Sociologists take note: accidental exposure to Abba is no longer the greatest threat facing Sweden’s teenagers. For starters, there is the child murderer on the loose in Tomas Alfredson’s Let the Right One In. The killer’s peculiar method of draining his victims’ blood serves an even higher evil: feeding his vampire daughter, Eli (Lina Leandersson). Don’t dismiss the thriller as schlock with subtitles. Let the Right One In is a tender, gracefully shot coming of age tale with a slasher veneer. Its genre elements subside as Eli befriends Oskar (Kare Hedebrant), an outcast neighbor whose struggle with the local bullies is so extreme as to make bloodsucker company a relief.
The running joke here is that Oskar suffers more acute isolation than his undead companion. Eli, forever twelve, has practical, immediate concerns (fresh blood, heavy curtains, impatiently waiting to be invited into homes she visits) and is spared the pubescent speed bumps (divorced parents, idiot teachers, schoolyard thugs) that confront frail Oskar. The young vampiress meets Oskar as he fantasizes about the revenge he might have on his tormentors and coaxes the same violent defense mechanisms out of him that she yearns to suppress in herself. But both child actors imbue their characters with a sweet vulnerability and longing that elicit the kind of audience empathy rarely found in horror films. A potent scene in which Eli makes an unbidden entrance into a sullen Oskar's home (and the searing aftermath) illuminates the emotional heft that the movie offers as an antidote to the usual featherweight character development in current horror cinema.
Let the Right One In’s vampire story might serve as adolescent parable, but the movie respects its genre roots. The lighting is austere, alternating pitch black fright scenes with stark white, snowy landscapes. Hoyte Van Hoytema’s cinematography eschews gruesome close-ups for elegant wide shots. And Johan Soderqvist’s score spares viewers the cheap musical jolts that so often cue horror fans to jump in their sets. Still, Alfredson and writer John Lindqvist (upon whose novel the movie is based) do not take their film too seriously and include gleefully dark comic moments (particularly a school ice-skating trip gone fantastically awry) to lighten the somber mood.
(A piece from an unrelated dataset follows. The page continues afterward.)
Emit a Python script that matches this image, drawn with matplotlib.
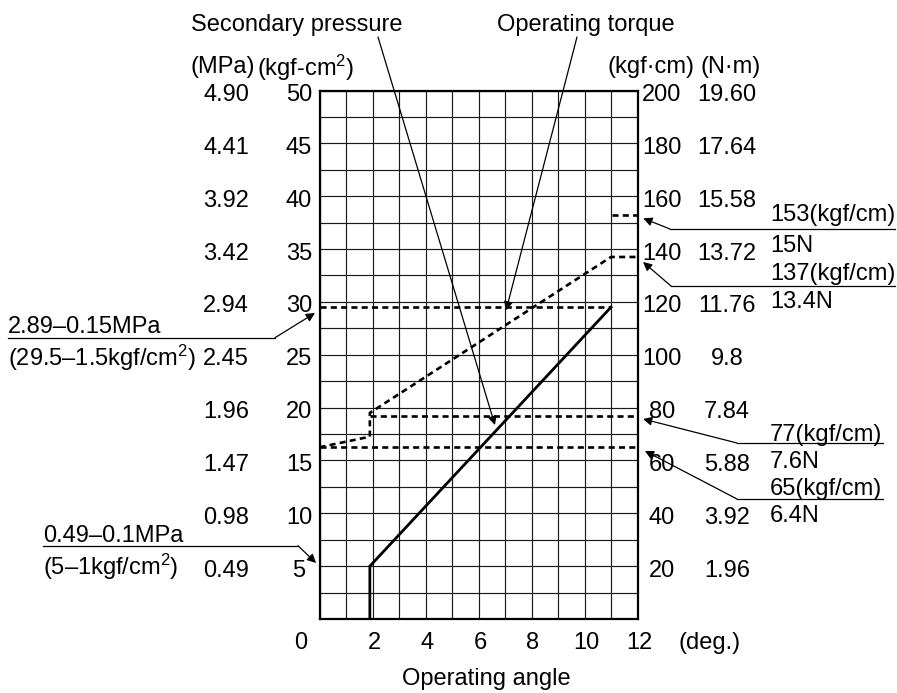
import matplotlib
matplotlib.use('Agg')
import matplotlib.pyplot as plt
import numpy as np
from matplotlib.lines import Line2D
from matplotlib.transforms import IdentityTransform

plt.rcParams['font.family'] = ['Liberation Sans', 'DejaVu Sans']
plt.rcParams['mathtext.fontset'] = 'custom'
plt.rcParams['mathtext.rm'] = 'Liberation Sans'
plt.rcParams['mathtext.it'] = 'Liberation Sans'
plt.rcParams['mathtext.bf'] = 'Liberation Sans:bold'
plt.rcParams['mathtext.default'] = 'rm'
FS = 17

# ---------------- data ----------------
angle_ticks = [2, 4, 6, 8, 10, 12]
kgf_ticks = [5, 10, 15, 20, 25, 30, 35, 40, 45, 50]
mpa_labels = ['0.49', '0.98', '1.47', '1.96', '2.45', '2.94', '3.42', '3.92', '4.41', '4.90']
torque_ticks = [20, 40, 60, 80, 100, 120, 140, 160, 180, 200]
nm_labels = ['1.96', '3.92', '5.88', '7.84', '9.8', '11.76', '13.72', '15.58', '17.64', '19.60']

# secondary pressure (kgf/cm2) vs operating angle (deg)
sec_angle = [1.9, 1.9, 11.0]
sec_pressure = [0.0, 5.0, 29.5]
# upper pressure limit line
plim_angle = [0.0, 11.0]
plim_pressure = [29.5, 29.5]

# operating torque (kgf.cm) vs operating angle
torque_angle = [0.0, 1.9, 1.9, 11.0, 12.0]
torque_kgfcm = [65, 69, 78, 137, 137]
# torque limit lines
t77_angle, t77_val = [1.9, 12.0], [77, 77]
t65_angle, t65_val = [0.0, 12.0], [65, 65]
t153_angle, t153_val = [11.05, 12.0], [153, 153]

# ---------------- figure ----------------
W, H = 897, 693
fig = plt.figure(figsize=(W / 100, H / 100), dpi=100)
L, R, T, B = 319.5, 637.5, 90.5, 619.0
ax = fig.add_axes([L / W, (H - B) / H, (R - L) / W, (B - T) / H])
ax.set_xlim(0, 12)
ax.set_ylim(0, 50)
ax.set_xticks(np.arange(0, 13, 1))
ax.set_yticks(np.arange(0, 50.1, 2.5))
ax.tick_params(length=0, labelleft=False, labelbottom=False)
ax.grid(True, color='#1a1a1a', lw=0.85, zorder=1)
for s in ax.spines.values():
    s.set_linewidth(1.6)
    s.set_color('black')
    s.set_zorder(5)

ax2 = ax.twinx()
ax2.set_ylim(0, 200)
ax2.set_yticks([])
for s in ax2.spines.values():
    s.set_visible(False)

# data lines
ax.plot(sec_angle, sec_pressure, color='black', lw=2.0, solid_joinstyle='miter', zorder=4)
dash = dict(color='black', lw=1.9, dashes=(2.3, 1.6), zorder=4)
ax.plot(plim_angle, plim_pressure, **dash)
ax2.plot(torque_angle, torque_kgfcm, **dash)
ax2.plot(t77_angle, t77_val, **dash)
ax2.plot(t65_angle, t65_val, **dash)
ax2.plot(t153_angle, t153_val, **dash)

tk = dict(fontsize=FS, ha='center', va='center_baseline', textcoords='offset pixels',
          annotation_clip=False)

# left tick labels
for v, m in zip(kgf_ticks, mpa_labels):
    ax.annotate(str(v), xy=(0, v), xytext=(-20.5, -2), **tk)
    ax.annotate(m, xy=(0, v), xytext=(-93.5, -2), **tk)
ax.annotate('0', xy=(0, 0), xytext=(-18.5, -21.5), **tk)
# right tick labels
for v, n in zip(torque_ticks, nm_labels):
    ax2.annotate(str(v), xy=(12, v), xytext=(24.5, -2), **tk)
    ax2.annotate(n, xy=(12, v), xytext=(89.5, -2), **tk)
# bottom tick labels
for a in angle_ticks:
    ax.annotate(str(a), xy=(a, 0), xytext=(1.5, -21.5), **tk)
ax.annotate('(deg.)', xy=(12, 0), xytext=(72.5, -21.5), **tk)


def ftext(x, y, s, ha='center'):
    fig.text(x / W, (H - y) / H, s, fontsize=FS, ha=ha, va='center_baseline')


def hline(x1, x2, y):
    fig.add_artist(Line2D([x1, x2], [H - y, H - y], transform=IdentityTransform(),
                          color='black', lw=0.9))


arrow = dict(arrowstyle='-|>', color='black', lw=0.9, shrinkA=0, shrinkB=0,
             mutation_scale=13)


def arr(axis, tip, px, py):
    axis.annotate('', xy=tip, xycoords='data', xytext=(px, H - py),
                  textcoords='figure pixels', arrowprops=arrow, annotation_clip=False)


# axis unit headers
ftext(223, 64.5, '(MPa)')
ftext(306, 64.5, r'(kgf-cm$^{2}$)')
ftext(651, 64.5, '(kgf·cm)')
ftext(731, 64.5, '(N·m)')
ftext(486, 676.5, 'Operating angle')

# top callouts
ftext(297, 22, 'Secondary pressure')
arr(ax, (6.62, 18.35), 378, 37)
ftext(586, 22, 'Operating torque')
arr(ax, (7.04, 29.2), 577, 37)

# right callouts
ftext(770, 212.5, '153(kgf/cm)', ha='left')
ftext(770, 243, '15N', ha='left')
hline(670, 895, 229)
arr(ax2, (12.22, 151.6), 670, 229)

ftext(770, 271, '137(kgf/cm)', ha='left')
ftext(770, 299.5, '13.4N', ha='left')
hline(671, 895, 286)
arr(ax2, (12.21, 135.1), 671, 286)

ftext(770, 432, '77(kgf/cm)', ha='left')
ftext(770, 460, '7.6N', ha='left')
hline(737, 883, 443)
arr(ax2, (12.21, 75.7), 737, 443)

ftext(770, 487, '65(kgf/cm)', ha='left')
ftext(770, 514, '6.4N', ha='left')
hline(737, 883, 499)
arr(ax2, (12.28, 63.6), 737, 499)

# left callouts
ftext(8, 325, '2.89–0.15MPa', ha='left')
ftext(8, 354, r'(29.5–1.5kgf/cm$^{2}$)', ha='left')
hline(8, 275, 337.7)
arr(ax, (-0.17, 28.95), 275, 337.7)

ftext(43, 533, '0.49–0.1MPa', ha='left')
ftext(43, 563, r'(5–1kgf/cm$^{2}$)', ha='left')
hline(43, 298, 545.7)
arr(ax, (-0.13, 5.3), 298, 545.7)

fig.savefig('out.png', dpi=100)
Things only fall apart in the final scene, a tacked on coda that spoils what would have been a subtle conclusion. Let the Right One In is a horror film with few scares, a black comedy with few outright laughs. What kept it ticking until its very end was the fragile bond between Eli and Oskar and the fortitude Oskar’s supernatural friend inspired in him. But the movie ends not with a triumph of humanity but of the supernatural. It is a lame concession to genre norms, at its hoariest going so far as to hint at a sequel.